**Your instructions**
Print exactly the lines that run from the line containing "Clone this chart in Chart.js." to the line containing "const a_yTicks = [0, 5, 10, 15, 20, 25, 30, 35];", both included, and nothing else; pictures stay out.

Records with drawing code
- - - -

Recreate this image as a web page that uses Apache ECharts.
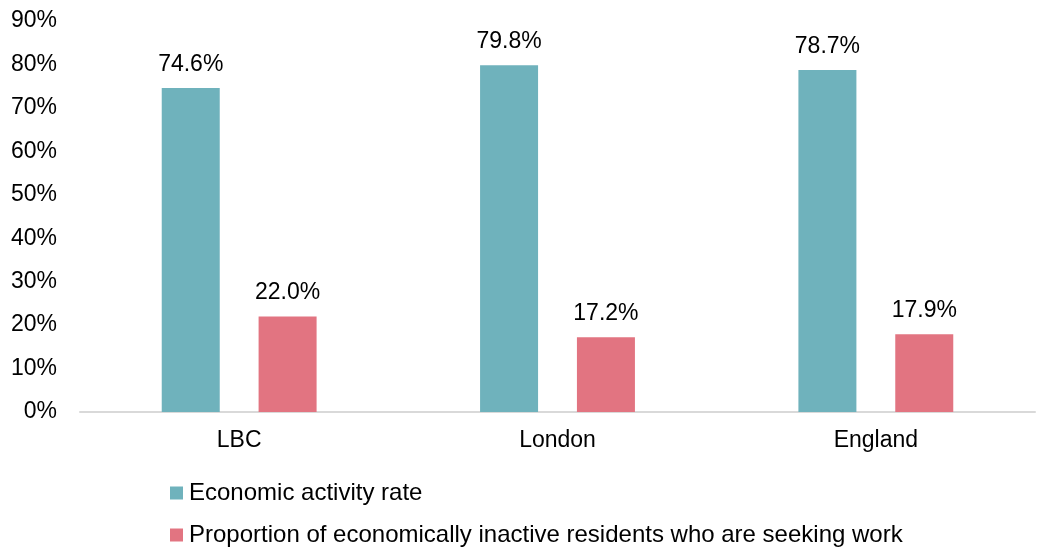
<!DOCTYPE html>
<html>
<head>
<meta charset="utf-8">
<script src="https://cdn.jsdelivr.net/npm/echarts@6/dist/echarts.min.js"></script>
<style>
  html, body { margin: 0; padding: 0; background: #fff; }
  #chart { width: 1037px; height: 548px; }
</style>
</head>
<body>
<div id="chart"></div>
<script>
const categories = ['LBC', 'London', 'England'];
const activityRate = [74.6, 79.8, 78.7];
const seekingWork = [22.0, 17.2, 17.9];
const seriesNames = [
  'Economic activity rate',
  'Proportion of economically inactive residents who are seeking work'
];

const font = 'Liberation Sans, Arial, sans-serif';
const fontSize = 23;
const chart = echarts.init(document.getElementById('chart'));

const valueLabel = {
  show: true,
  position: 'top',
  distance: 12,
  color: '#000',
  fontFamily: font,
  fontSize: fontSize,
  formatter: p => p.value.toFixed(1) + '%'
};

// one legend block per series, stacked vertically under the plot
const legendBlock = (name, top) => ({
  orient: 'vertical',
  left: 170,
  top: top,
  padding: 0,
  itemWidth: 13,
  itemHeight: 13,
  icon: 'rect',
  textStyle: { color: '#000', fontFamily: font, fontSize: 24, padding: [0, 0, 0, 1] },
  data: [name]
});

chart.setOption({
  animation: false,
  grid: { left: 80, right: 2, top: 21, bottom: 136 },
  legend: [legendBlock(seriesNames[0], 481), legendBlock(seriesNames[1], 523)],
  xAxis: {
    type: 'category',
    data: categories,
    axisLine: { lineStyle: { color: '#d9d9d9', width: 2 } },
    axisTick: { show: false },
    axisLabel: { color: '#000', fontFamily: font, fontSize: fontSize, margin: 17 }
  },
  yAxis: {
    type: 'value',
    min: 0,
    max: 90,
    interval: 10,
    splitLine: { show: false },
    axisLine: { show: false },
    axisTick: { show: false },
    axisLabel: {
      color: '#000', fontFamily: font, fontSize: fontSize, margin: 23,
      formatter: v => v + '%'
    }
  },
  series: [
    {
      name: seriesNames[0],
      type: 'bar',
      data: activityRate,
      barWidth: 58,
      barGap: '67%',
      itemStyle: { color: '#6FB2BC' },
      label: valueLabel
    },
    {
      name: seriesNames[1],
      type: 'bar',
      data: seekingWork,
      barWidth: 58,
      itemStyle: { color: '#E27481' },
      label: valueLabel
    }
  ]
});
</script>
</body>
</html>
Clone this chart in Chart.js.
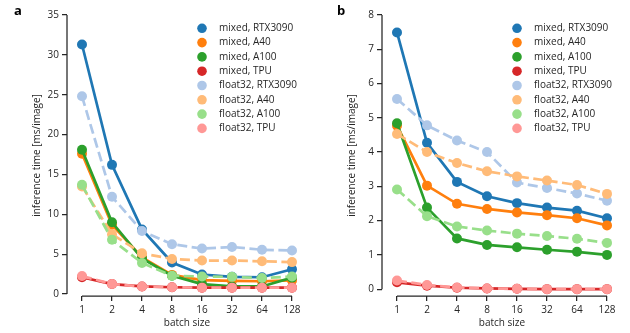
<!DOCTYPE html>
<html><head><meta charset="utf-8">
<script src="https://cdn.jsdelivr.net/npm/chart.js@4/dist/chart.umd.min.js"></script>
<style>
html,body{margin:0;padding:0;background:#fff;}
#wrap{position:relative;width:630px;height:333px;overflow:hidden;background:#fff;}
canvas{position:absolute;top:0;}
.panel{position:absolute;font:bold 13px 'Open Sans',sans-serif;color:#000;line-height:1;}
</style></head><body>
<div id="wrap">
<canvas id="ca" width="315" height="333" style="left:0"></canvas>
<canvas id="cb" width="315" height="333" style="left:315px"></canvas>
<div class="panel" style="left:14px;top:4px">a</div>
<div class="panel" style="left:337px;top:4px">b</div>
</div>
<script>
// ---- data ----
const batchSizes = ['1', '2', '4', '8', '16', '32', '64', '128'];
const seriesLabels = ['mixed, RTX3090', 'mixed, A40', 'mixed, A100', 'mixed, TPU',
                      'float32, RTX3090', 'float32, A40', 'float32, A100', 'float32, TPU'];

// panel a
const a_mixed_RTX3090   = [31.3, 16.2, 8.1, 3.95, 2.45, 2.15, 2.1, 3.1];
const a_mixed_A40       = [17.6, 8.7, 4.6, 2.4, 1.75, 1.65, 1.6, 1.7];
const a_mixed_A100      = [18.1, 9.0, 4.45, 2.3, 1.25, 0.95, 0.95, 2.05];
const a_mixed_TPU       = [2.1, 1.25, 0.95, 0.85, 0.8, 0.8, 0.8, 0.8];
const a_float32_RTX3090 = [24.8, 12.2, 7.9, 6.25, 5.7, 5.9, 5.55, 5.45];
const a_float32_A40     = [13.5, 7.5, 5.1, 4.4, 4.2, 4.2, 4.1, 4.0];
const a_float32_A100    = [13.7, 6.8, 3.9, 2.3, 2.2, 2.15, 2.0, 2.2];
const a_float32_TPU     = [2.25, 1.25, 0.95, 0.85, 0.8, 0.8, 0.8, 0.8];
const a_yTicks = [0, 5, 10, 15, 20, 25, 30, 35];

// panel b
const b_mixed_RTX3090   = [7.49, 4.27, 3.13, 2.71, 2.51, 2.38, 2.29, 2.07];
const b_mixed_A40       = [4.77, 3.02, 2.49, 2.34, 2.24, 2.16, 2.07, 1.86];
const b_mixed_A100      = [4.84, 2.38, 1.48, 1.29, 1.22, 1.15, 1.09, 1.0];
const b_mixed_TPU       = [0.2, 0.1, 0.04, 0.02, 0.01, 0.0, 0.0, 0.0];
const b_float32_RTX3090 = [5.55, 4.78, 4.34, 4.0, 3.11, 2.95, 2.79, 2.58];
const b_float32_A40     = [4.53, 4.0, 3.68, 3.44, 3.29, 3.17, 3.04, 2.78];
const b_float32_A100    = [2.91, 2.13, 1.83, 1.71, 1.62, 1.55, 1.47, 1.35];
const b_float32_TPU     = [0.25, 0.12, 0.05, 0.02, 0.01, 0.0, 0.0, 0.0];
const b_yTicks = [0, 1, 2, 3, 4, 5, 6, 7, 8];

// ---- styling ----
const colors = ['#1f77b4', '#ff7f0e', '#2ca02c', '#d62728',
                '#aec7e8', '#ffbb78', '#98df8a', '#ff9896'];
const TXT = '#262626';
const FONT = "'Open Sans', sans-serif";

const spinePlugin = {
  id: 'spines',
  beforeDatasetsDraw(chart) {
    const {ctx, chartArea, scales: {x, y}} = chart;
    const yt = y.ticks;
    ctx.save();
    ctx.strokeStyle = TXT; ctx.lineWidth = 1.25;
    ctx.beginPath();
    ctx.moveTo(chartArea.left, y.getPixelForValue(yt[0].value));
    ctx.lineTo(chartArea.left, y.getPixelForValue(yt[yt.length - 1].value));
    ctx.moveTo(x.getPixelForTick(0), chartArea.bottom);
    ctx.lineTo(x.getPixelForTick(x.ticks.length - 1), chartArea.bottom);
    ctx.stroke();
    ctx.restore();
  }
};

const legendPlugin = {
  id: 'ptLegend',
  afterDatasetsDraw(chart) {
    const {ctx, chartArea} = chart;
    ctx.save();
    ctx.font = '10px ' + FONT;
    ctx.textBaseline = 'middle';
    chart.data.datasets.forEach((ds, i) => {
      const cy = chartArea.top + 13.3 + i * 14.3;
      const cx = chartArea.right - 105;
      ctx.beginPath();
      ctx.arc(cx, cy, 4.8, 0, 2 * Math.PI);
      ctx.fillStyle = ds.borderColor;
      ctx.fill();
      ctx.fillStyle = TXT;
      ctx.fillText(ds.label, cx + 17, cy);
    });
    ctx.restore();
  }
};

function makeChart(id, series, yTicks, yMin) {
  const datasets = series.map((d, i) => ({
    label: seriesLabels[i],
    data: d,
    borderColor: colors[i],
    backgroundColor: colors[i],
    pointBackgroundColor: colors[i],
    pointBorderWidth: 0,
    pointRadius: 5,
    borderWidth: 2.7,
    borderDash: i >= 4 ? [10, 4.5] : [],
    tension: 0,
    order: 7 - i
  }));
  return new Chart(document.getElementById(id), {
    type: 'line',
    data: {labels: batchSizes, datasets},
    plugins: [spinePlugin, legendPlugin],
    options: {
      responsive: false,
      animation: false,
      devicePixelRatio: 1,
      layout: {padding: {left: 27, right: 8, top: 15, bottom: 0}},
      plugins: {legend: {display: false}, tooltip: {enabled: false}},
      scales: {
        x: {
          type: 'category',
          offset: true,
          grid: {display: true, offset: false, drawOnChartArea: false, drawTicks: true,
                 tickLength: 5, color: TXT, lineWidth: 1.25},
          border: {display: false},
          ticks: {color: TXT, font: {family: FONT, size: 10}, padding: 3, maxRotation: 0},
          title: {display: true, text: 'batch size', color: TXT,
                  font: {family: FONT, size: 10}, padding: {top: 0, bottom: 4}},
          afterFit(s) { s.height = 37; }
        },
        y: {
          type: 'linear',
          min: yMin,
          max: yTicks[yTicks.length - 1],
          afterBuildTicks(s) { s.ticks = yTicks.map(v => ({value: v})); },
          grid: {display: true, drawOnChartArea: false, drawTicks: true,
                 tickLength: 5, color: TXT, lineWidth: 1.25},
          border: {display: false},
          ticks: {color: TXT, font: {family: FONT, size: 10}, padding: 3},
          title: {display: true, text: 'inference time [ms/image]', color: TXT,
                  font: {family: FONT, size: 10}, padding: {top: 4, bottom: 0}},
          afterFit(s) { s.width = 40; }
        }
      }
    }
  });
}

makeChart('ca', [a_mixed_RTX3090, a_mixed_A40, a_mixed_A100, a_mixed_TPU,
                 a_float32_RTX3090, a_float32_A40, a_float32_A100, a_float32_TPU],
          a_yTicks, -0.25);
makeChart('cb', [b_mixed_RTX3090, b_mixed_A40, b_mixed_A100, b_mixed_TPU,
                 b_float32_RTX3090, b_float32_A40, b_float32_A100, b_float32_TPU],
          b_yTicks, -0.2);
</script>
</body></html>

- - - -

**Problem solution**
Clone this chart in Chart.js.
<!DOCTYPE html>
<html><head><meta charset="utf-8">
<script src="https://cdn.jsdelivr.net/npm/chart.js@4/dist/chart.umd.min.js"></script>
<style>
html,body{margin:0;padding:0;background:#fff;}
#wrap{position:relative;width:630px;height:333px;overflow:hidden;background:#fff;}
canvas{position:absolute;top:0;}
.panel{position:absolute;font:bold 13px 'Open Sans',sans-serif;color:#000;line-height:1;}
</style></head><body>
<div id="wrap">
<canvas id="ca" width="315" height="333" style="left:0"></canvas>
<canvas id="cb" width="315" height="333" style="left:315px"></canvas>
<div class="panel" style="left:14px;top:4px">a</div>
<div class="panel" style="left:337px;top:4px">b</div>
</div>
<script>
// ---- data ----
const batchSizes = ['1', '2', '4', '8', '16', '32', '64', '128'];
const seriesLabels = ['mixed, RTX3090', 'mixed, A40', 'mixed, A100', 'mixed, TPU',
                      'float32, RTX3090', 'float32, A40', 'float32, A100', 'float32, TPU'];

// panel a
const a_mixed_RTX3090   = [31.3, 16.2, 8.1, 3.95, 2.45, 2.15, 2.1, 3.1];
const a_mixed_A40       = [17.6, 8.7, 4.6, 2.4, 1.75, 1.65, 1.6, 1.7];
const a_mixed_A100      = [18.1, 9.0, 4.45, 2.3, 1.25, 0.95, 0.95, 2.05];
const a_mixed_TPU       = [2.1, 1.25, 0.95, 0.85, 0.8, 0.8, 0.8, 0.8];
const a_float32_RTX3090 = [24.8, 12.2, 7.9, 6.25, 5.7, 5.9, 5.55, 5.45];
const a_float32_A40     = [13.5, 7.5, 5.1, 4.4, 4.2, 4.2, 4.1, 4.0];
const a_float32_A100    = [13.7, 6.8, 3.9, 2.3, 2.2, 2.15, 2.0, 2.2];
const a_float32_TPU     = [2.25, 1.25, 0.95, 0.85, 0.8, 0.8, 0.8, 0.8];
const a_yTicks = [0, 5, 10, 15, 20, 25, 30, 35];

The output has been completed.